5. Since hypnotising Scotland’s Ricky Burns to capture a version of the world lightweight title at Glasgow’s SEC in March 2014, the masterful switch hitter has triumphed in seven successive WBO title fights. In 135lb defences, Athens Olympic champion Yuriorkis Gamboa, unbeaten in 23, was demolished in nine in a Fight of the Year contender while rock hard Raymundo Beltran was bamboozled over 12. Struggling to trim his 5ft 8in frame down to lightweight, he bagged a second world title at super-lightweight in April 2015 by torturing Puerto Rico’s Thomas Dulorme for six rounds. The 29 year old has successfully retained on three occasions.

6. In his most recent gig last July, the sharpshooting slickster became a unified champion when he trounced 28-0 WBC counterpart Viktor Postol at the MGM Grand in Las Vegas. The Ukrainian hard case took two tumbles in round five and was hammered 118-107 (twice) and 117-108 on the scorecards. The showdown signified Crawford’s PPV debut, generated between 50-60,000 buys at almost $60 a pop, and saw the man from Omaha trouser a career high $1.3 million purse.

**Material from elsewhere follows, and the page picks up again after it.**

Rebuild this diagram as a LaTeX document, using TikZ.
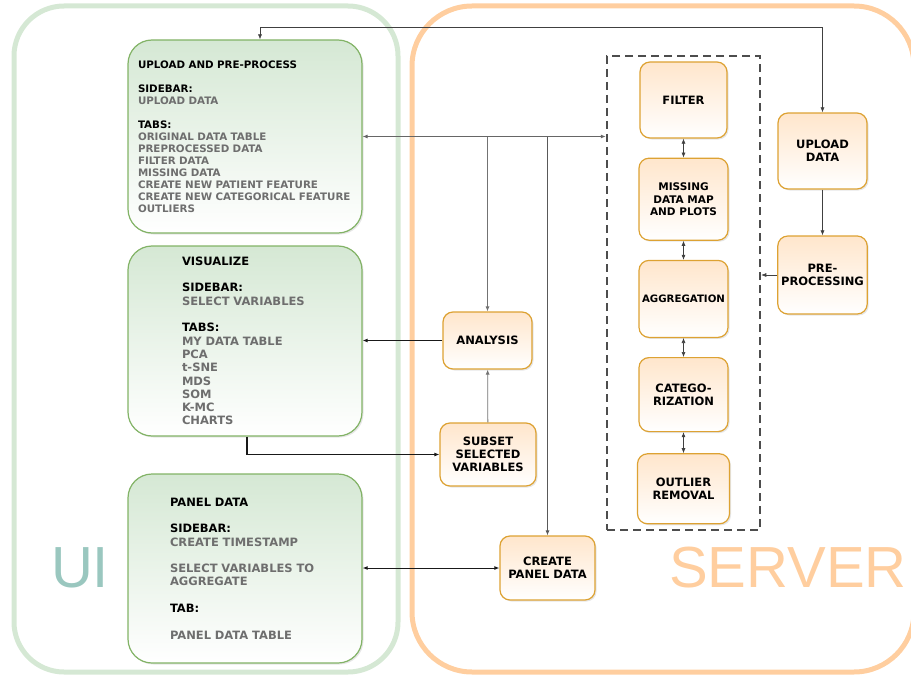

7. Crawford has transformed Omaha’s 18,000 capacity CenturyLink Center into his impregnable citadel. With nominal competition for the sporting dollar in the region, Crawford’s fans are prone to getting mighty rowdy come fight night. The $290m arena, opened in 2003, staged his clinics over Gamboa, Beltran and 29-1 Canadian Dierry Jean (rsc10) and will host Saturday’s showdown. It also serves as home court for the Creighton University basketball team and is used for professional wrestling promotions. Prior to Crawford rejuvenating the sport in ‘The Cornhusker’s State’, Nebraska’s only previous world title fight occurred in 1972 and saw heavyweight champ Joe Frazier flatten Ron Stander in five.

8. Honoured as Fighter of the Year by both ESPN and the Boxing Writers Association of America in 2014, Crawford has already mastered three world champions (Burns, Gamboa and Postol). Seemingly blessed with every desirable ring attribute and now 29-0 with 20 stoppages, he is presently placed at number five (behind Gonzalez, Golovkin, Ward and Kovalev) in Ring magazines pound-for-pound listing.

9. Meek to the point of being almost monosyllabic beyond the ropes, Crawford is nevertheless something of a philanthropist. In tandem with coach Brian McIntyre, he runs the B & B (Bud and Brian) Boxing Academy as a haven for troubled youths in his home city and he also promotes several anti-bullying initiatives. Additionally, he has embarked on two charitable missions with his 4th grade teacher Jamie Nollett to Rwanda and Uganda, where he has helped build houses for victims of genocide. Promoter Bob Arum dubs him: ‘The US equivalent of Manny Pacquiao!’

10. He’s good but not perfect! On April of this year Crawford was arrested in Omaha for taking his car off the lift at an auto body shop and pushing the shop owner, resulting in $5000 damage! The matter was resolved out of court.

11. Saturday’s scrap suggests a thawing of the cold war between promoters Bob Arum (Crawford) and Al Haymon who represents challenger John Molina Jr. The HBO slot unexpectedly became available due to delays in finalising the middleweight unifier between Gennady Golovkin and Danny Jacobs. Regardless, another sizzling show from ‘Tel’ will set him up nicely for titillating tear-ups with the top talents in either the 140 or 147lb divisions in 2017. He is already embroiled in a Twitter war with WBC welter don Danny Garcia with whom he split a brace of amateur bouts. Long term, the champ states his goals are to completely unify divisions, secure recognition as the leading P4P operator and gain entry to the sport’s Hall of Fame. Music to the cauliflowered ears of us traditionalists!